### DATA EXCERPTS:
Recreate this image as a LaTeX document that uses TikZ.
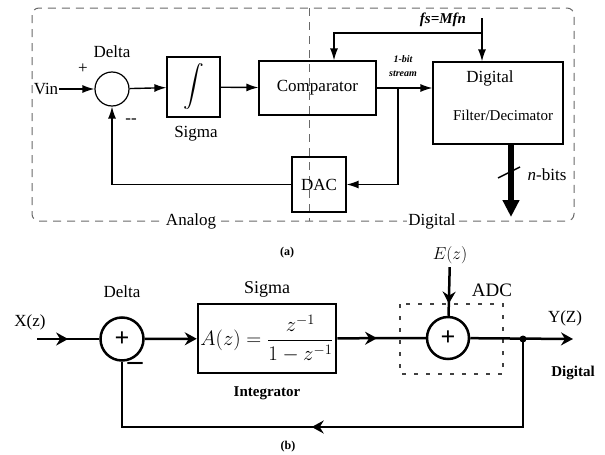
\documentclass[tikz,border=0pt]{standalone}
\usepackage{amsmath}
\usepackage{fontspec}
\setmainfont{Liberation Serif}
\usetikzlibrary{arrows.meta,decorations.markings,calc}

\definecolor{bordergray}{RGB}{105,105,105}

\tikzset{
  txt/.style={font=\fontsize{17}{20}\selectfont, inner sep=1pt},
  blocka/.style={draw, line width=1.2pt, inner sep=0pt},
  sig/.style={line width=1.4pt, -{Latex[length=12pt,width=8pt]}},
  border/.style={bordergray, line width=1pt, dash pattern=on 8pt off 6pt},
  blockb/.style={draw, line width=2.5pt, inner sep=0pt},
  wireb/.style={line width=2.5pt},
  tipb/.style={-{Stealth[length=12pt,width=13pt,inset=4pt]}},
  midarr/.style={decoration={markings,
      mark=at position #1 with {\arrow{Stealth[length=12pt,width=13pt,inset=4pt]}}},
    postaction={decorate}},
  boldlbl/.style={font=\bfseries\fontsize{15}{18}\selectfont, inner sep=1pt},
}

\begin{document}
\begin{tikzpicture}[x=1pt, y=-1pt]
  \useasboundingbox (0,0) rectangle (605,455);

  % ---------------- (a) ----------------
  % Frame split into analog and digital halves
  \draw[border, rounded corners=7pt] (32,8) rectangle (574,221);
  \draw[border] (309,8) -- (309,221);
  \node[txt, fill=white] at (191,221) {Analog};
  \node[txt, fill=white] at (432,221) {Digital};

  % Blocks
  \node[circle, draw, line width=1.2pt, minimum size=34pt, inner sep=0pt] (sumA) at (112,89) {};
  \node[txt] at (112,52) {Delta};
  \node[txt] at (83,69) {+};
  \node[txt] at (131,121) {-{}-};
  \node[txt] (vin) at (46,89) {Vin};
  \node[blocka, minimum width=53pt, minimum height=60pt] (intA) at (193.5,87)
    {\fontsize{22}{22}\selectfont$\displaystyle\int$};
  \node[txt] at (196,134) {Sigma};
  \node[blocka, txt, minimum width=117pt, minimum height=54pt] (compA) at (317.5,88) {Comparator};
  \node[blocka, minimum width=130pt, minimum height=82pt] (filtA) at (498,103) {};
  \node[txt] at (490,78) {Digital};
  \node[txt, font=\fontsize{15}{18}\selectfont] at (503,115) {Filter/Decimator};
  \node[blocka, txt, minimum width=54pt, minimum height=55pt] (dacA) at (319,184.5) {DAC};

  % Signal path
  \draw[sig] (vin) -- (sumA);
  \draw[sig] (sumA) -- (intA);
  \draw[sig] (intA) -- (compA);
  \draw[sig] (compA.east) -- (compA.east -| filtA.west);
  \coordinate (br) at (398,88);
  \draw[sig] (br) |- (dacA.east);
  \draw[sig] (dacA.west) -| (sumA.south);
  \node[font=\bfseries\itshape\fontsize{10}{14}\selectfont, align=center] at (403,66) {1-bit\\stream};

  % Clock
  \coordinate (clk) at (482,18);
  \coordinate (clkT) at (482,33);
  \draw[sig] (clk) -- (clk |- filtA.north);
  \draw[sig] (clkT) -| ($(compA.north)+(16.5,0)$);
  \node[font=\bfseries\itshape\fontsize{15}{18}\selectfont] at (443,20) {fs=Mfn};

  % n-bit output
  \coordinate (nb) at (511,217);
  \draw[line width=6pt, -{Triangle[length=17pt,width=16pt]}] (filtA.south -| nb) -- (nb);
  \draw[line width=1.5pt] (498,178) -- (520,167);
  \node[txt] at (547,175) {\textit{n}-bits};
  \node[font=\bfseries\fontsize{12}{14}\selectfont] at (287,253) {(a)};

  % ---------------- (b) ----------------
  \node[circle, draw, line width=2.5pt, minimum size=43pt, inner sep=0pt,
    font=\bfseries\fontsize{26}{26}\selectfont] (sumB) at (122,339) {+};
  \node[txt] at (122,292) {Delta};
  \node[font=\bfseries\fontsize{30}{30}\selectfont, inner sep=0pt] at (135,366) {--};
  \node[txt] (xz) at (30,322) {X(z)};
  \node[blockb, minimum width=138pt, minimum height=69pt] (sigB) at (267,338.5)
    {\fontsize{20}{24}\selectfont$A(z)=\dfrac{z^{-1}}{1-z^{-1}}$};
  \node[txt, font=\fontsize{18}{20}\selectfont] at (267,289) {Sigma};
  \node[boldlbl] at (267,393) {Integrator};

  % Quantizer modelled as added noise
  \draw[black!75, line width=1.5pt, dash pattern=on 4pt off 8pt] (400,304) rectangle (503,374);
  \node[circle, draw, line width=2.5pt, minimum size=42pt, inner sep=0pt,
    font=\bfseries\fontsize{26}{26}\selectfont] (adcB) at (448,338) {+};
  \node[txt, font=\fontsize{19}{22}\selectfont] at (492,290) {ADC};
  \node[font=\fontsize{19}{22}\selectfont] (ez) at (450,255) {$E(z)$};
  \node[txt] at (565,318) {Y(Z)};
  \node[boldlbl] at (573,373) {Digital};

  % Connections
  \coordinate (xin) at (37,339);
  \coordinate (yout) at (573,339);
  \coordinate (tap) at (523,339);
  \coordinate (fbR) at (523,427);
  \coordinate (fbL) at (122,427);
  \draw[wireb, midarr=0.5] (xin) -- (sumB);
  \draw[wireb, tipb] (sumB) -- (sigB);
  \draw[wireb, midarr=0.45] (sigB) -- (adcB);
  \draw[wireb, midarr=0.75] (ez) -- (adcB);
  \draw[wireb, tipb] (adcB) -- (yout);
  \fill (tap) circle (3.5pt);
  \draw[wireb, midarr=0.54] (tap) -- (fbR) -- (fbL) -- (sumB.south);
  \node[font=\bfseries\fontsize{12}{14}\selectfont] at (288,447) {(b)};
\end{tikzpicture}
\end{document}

...

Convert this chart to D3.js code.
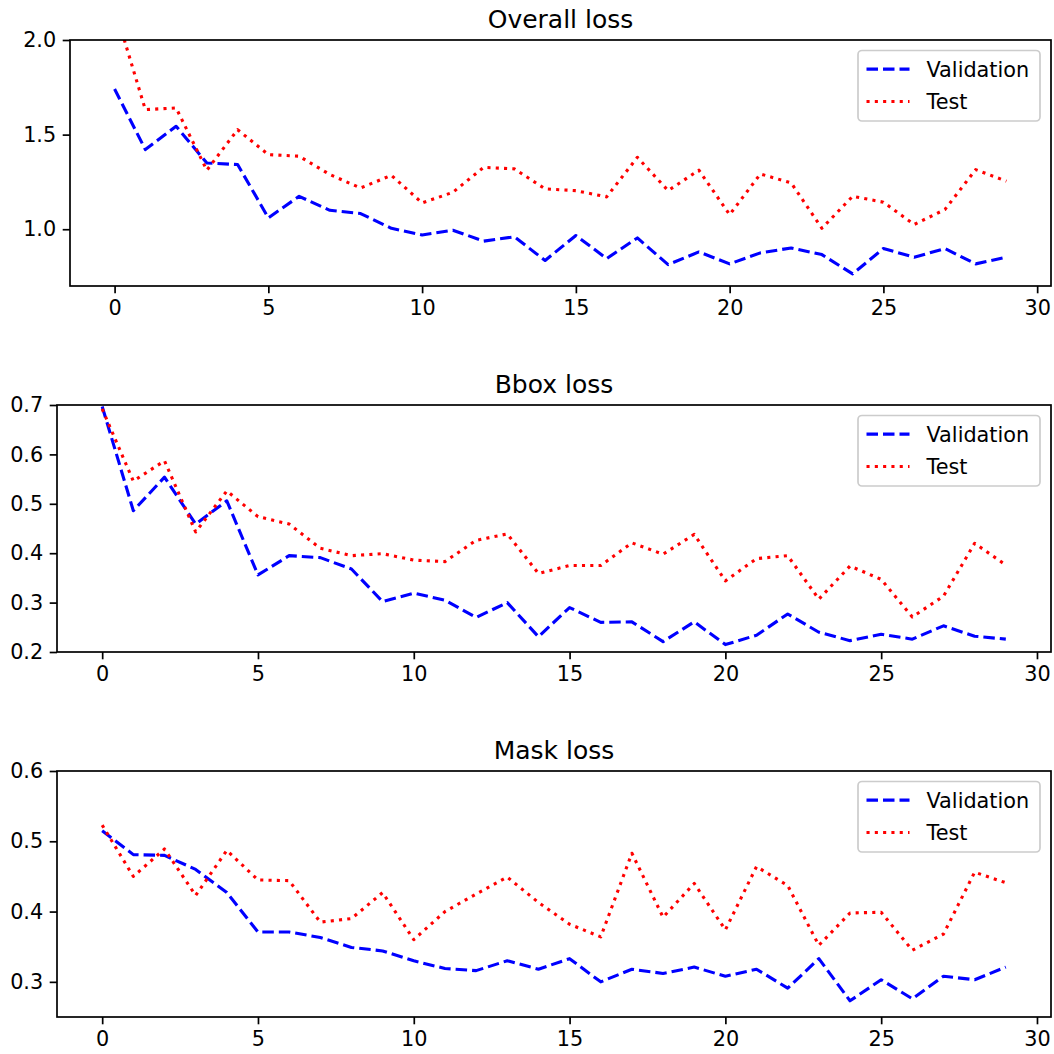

---

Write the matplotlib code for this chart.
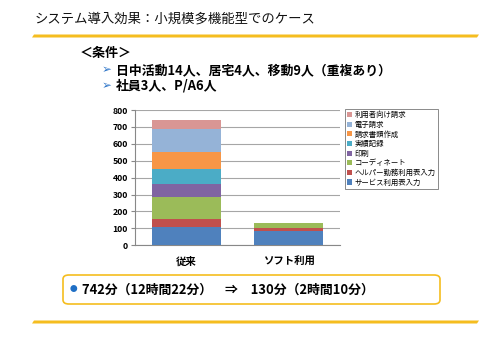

### AIM OF THE EXERCISE:
Both the line containing "Recreate this image" and the line containing "fill=white] at (432,221)" belong in the copy, along with every line between them. Reproduce that stretch exactly, without the pictures.

### ANSWER FOR THIS EXERCISE:
Recreate this image as a LaTeX document that uses TikZ.
\documentclass[tikz,border=0pt]{standalone}
\usepackage{amsmath}
\usepackage{fontspec}
\setmainfont{Liberation Serif}
\usetikzlibrary{arrows.meta,decorations.markings,calc}

\definecolor{bordergray}{RGB}{105,105,105}

\tikzset{
  txt/.style={font=\fontsize{17}{20}\selectfont, inner sep=1pt},
  blocka/.style={draw, line width=1.2pt, inner sep=0pt},
  sig/.style={line width=1.4pt, -{Latex[length=12pt,width=8pt]}},
  border/.style={bordergray, line width=1pt, dash pattern=on 8pt off 6pt},
  blockb/.style={draw, line width=2.5pt, inner sep=0pt},
  wireb/.style={line width=2.5pt},
  tipb/.style={-{Stealth[length=12pt,width=13pt,inset=4pt]}},
  midarr/.style={decoration={markings,
      mark=at position #1 with {\arrow{Stealth[length=12pt,width=13pt,inset=4pt]}}},
    postaction={decorate}},
  boldlbl/.style={font=\bfseries\fontsize{15}{18}\selectfont, inner sep=1pt},
}

\begin{document}
\begin{tikzpicture}[x=1pt, y=-1pt]
  \useasboundingbox (0,0) rectangle (605,455);

  % ---------------- (a) ----------------
  % Frame split into analog and digital halves
  \draw[border, rounded corners=7pt] (32,8) rectangle (574,221);
  \draw[border] (309,8) -- (309,221);
  \node[txt, fill=white] at (191,221) {Analog};
  \node[txt, fill=white] at (432,221) {Digital};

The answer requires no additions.